**Brief**
Reproduce the listing below exactly. Pictures do not belong in the copy.

**Supplied material**

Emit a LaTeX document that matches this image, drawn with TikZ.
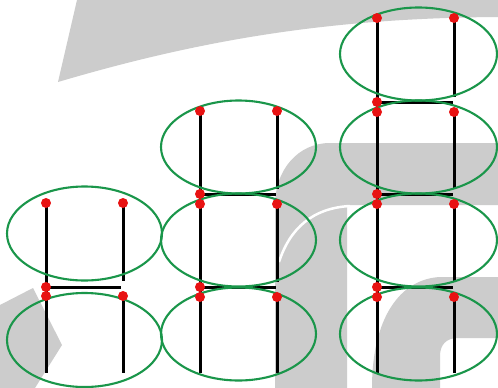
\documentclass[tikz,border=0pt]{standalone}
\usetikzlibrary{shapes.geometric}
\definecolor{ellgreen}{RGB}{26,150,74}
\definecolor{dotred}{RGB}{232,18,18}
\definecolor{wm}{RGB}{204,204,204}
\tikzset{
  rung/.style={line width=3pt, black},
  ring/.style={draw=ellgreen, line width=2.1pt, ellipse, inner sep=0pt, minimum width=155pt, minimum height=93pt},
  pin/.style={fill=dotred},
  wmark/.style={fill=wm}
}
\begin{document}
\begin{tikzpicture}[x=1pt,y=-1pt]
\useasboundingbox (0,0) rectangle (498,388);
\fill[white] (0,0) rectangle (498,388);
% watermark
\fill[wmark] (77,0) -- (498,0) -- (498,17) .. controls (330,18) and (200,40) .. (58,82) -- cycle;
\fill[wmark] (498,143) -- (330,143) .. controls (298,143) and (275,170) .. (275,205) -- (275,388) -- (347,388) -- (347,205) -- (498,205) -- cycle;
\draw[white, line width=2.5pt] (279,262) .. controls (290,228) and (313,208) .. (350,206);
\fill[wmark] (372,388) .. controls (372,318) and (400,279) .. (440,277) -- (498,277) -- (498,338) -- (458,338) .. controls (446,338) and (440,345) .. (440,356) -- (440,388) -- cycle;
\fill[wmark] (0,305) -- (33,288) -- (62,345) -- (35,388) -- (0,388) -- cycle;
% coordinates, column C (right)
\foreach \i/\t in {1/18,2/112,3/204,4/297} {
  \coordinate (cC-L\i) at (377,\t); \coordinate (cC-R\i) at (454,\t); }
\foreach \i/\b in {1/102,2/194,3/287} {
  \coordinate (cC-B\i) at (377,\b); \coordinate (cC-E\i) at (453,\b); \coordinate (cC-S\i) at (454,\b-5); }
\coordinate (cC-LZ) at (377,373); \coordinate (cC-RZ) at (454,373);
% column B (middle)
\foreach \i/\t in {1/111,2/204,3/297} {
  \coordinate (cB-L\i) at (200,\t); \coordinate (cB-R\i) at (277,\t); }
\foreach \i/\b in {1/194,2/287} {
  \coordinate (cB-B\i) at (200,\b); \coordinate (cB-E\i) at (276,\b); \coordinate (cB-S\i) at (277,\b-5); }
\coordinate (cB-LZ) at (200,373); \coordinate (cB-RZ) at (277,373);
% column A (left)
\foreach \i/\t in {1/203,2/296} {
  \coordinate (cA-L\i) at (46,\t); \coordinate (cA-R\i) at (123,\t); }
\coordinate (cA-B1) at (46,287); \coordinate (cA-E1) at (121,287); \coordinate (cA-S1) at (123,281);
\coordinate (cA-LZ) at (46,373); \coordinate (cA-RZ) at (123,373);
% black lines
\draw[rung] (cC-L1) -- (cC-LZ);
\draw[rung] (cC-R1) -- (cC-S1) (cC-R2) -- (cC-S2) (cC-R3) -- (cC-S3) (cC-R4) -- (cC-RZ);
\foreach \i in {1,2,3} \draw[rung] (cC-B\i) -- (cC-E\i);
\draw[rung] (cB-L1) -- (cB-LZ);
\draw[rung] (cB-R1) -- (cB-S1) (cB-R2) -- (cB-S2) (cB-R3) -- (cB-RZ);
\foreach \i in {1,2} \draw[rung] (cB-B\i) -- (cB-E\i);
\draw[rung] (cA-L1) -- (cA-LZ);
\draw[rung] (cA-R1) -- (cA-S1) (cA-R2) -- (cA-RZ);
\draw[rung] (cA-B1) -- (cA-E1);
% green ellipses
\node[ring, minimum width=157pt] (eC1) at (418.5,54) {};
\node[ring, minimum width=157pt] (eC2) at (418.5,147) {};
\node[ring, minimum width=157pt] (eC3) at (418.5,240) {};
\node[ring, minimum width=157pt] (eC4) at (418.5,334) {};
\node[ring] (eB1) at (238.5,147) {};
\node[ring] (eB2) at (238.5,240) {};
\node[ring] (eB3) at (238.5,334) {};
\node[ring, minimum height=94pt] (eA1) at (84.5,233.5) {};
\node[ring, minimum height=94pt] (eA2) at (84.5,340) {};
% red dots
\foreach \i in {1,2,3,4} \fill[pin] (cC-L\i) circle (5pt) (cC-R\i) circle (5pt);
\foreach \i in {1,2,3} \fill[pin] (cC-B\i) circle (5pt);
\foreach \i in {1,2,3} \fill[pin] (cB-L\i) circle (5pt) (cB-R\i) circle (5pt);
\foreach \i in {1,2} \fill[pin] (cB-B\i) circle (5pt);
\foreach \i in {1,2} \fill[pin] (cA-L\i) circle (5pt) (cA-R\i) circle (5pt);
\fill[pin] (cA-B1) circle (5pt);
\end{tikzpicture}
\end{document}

**Correct response**
Emit a LaTeX document that matches this image, drawn with TikZ.
\documentclass[tikz,border=0pt]{standalone}
\usetikzlibrary{shapes.geometric}
\definecolor{ellgreen}{RGB}{26,150,74}
\definecolor{dotred}{RGB}{232,18,18}
\definecolor{wm}{RGB}{204,204,204}
\tikzset{
  rung/.style={line width=3pt, black},
  ring/.style={draw=ellgreen, line width=2.1pt, ellipse, inner sep=0pt, minimum width=155pt, minimum height=93pt},
  pin/.style={fill=dotred},
  wmark/.style={fill=wm}
}
\begin{document}
\begin{tikzpicture}[x=1pt,y=-1pt]
\useasboundingbox (0,0) rectangle (498,388);
\fill[white] (0,0) rectangle (498,388);
% watermark
\fill[wmark] (77,0) -- (498,0) -- (498,17) .. controls (330,18) and (200,40) .. (58,82) -- cycle;
\fill[wmark] (498,143) -- (330,143) .. controls (298,143) and (275,170) .. (275,205) -- (275,388) -- (347,388) -- (347,205) -- (498,205) -- cycle;
\draw[white, line width=2.5pt] (279,262) .. controls (290,228) and (313,208) .. (350,206);
\fill[wmark] (372,388) .. controls (372,318) and (400,279) .. (440,277) -- (498,277) -- (498,338) -- (458,338) .. controls (446,338) and (440,345) .. (440,356) -- (440,388) -- cycle;
\fill[wmark] (0,305) -- (33,288) -- (62,345) -- (35,388) -- (0,388) -- cycle;
% coordinates, column C (right)
\foreach \i/\t in {1/18,2/112,3/204,4/297} {
  \coordinate (cC-L\i) at (377,\t); \coordinate (cC-R\i) at (454,\t); }
\foreach \i/\b in {1/102,2/194,3/287} {
  \coordinate (cC-B\i) at (377,\b); \coordinate (cC-E\i) at (453,\b); \coordinate (cC-S\i) at (454,\b-5); }
\coordinate (cC-LZ) at (377,373); \coordinate (cC-RZ) at (454,373);
% column B (middle)
\foreach \i/\t in {1/111,2/204,3/297} {
  \coordinate (cB-L\i) at (200,\t); \coordinate (cB-R\i) at (277,\t); }
\foreach \i/\b in {1/194,2/287} {
  \coordinate (cB-B\i) at (200,\b); \coordinate (cB-E\i) at (276,\b); \coordinate (cB-S\i) at (277,\b-5); }
\coordinate (cB-LZ) at (200,373); \coordinate (cB-RZ) at (277,373);
% column A (left)
\foreach \i/\t in {1/203,2/296} {
  \coordinate (cA-L\i) at (46,\t); \coordinate (cA-R\i) at (123,\t); }
\coordinate (cA-B1) at (46,287); \coordinate (cA-E1) at (121,287); \coordinate (cA-S1) at (123,281);
\coordinate (cA-LZ) at (46,373); \coordinate (cA-RZ) at (123,373);
% black lines
\draw[rung] (cC-L1) -- (cC-LZ);
\draw[rung] (cC-R1) -- (cC-S1) (cC-R2) -- (cC-S2) (cC-R3) -- (cC-S3) (cC-R4) -- (cC-RZ);
\foreach \i in {1,2,3} \draw[rung] (cC-B\i) -- (cC-E\i);
\draw[rung] (cB-L1) -- (cB-LZ);
\draw[rung] (cB-R1) -- (cB-S1) (cB-R2) -- (cB-S2) (cB-R3) -- (cB-RZ);
\foreach \i in {1,2} \draw[rung] (cB-B\i) -- (cB-E\i);
\draw[rung] (cA-L1) -- (cA-LZ);
\draw[rung] (cA-R1) -- (cA-S1) (cA-R2) -- (cA-RZ);
\draw[rung] (cA-B1) -- (cA-E1);
% green ellipses
\node[ring, minimum width=157pt] (eC1) at (418.5,54) {};
\node[ring, minimum width=157pt] (eC2) at (418.5,147) {};
\node[ring, minimum width=157pt] (eC3) at (418.5,240) {};
\node[ring, minimum width=157pt] (eC4) at (418.5,334) {};
\node[ring] (eB1) at (238.5,147) {};
\node[ring] (eB2) at (238.5,240) {};
\node[ring] (eB3) at (238.5,334) {};
\node[ring, minimum height=94pt] (eA1) at (84.5,233.5) {};
\node[ring, minimum height=94pt] (eA2) at (84.5,340) {};
% red dots
\foreach \i in {1,2,3,4} \fill[pin] (cC-L\i) circle (5pt) (cC-R\i) circle (5pt);
\foreach \i in {1,2,3} \fill[pin] (cC-B\i) circle (5pt);
\foreach \i in {1,2,3} \fill[pin] (cB-L\i) circle (5pt) (cB-R\i) circle (5pt);
\foreach \i in {1,2} \fill[pin] (cB-B\i) circle (5pt);
\foreach \i in {1,2} \fill[pin] (cA-L\i) circle (5pt) (cA-R\i) circle (5pt);
\fill[pin] (cA-B1) circle (5pt);
\end{tikzpicture}
\end{document}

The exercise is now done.